General information
- Location: Baao
- Coordinates: 13°27′23″N 123°22′05″E﻿ / ﻿13.45632°N 123.36814°E
- Owner: Philippine National Railways
- Operator: Philippine National Railways
- Line: Former: South Main Line
- Platforms: Stair
- Tracks: 1, plus 1 siding track

Construction
- Structure type: At grade
- Accessible: No

History
- Opened: April 1, 1920; 106 years ago

Services
| Preceding station | PNR |  |  | Following station |
| Pili towards Lupi Viejo |  | Bicol Commuter |  | Iriga towards Legazpi |

Location

= Baao station =

Request stop of the Philippine National Railways (PNR)

Baao station is a former railway station and operating request stop located on the South Main Line in Baao, Camarines Sur, Philippines. It was last used for the Bicol Commuter service.

==History==
Baao station was opened on April 1, 1920 by the Manila Railroad Company as part of the Legazpi Division from Tabaco, Albay to Naga, Camarines Sur. Passenger service to Manila only started on January 31, 1938 upon the completion of the South Main Line.

After many years of abandonment, services resumed on July 31, 2023 along the Bicol Commuter route Naga–Ligao. Further services to Legazpi resumed on December 23, 2023.

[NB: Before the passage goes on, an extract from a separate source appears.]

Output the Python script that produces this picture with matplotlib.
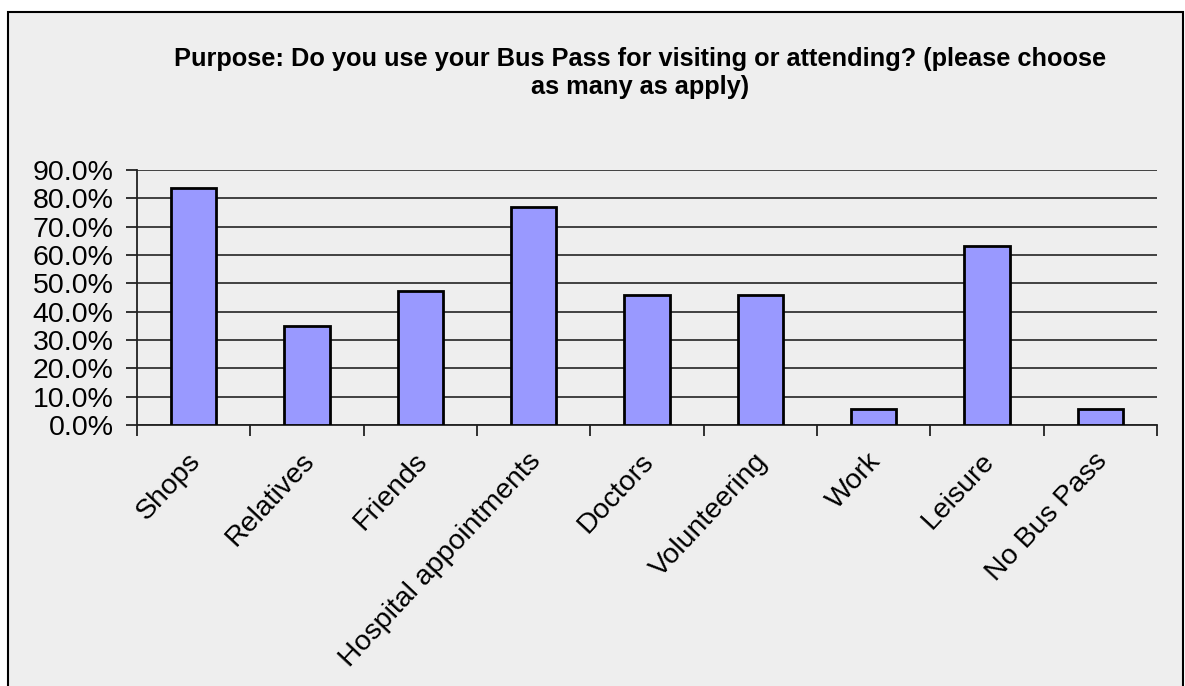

On 10 November 2025, trains serving the station were suspended after Typhoon Uwan caused significant damage to a bridge along the Naga-Legazpi route in Guinobatan, Albay, with the Department of Transport (DOTr) immediately issuing a directive to fast-track repairs. Despite an initial reopening date of February 2026, services remain suspended as of July 2026. An inspection of the bridge was carried out on July 13, 2026, and damaged sleepers were removed while PNR continues the procurement process for machinery and materials to carry out the repair.

==Services==
During 2023-2025, the station was served by Bicol Commuter trains using INKA CC300 locomotives from Indonesia. There were 4 trips every day, and the station was a request stop. Without any structure and formal facilities at the station, boarding was done using stairs.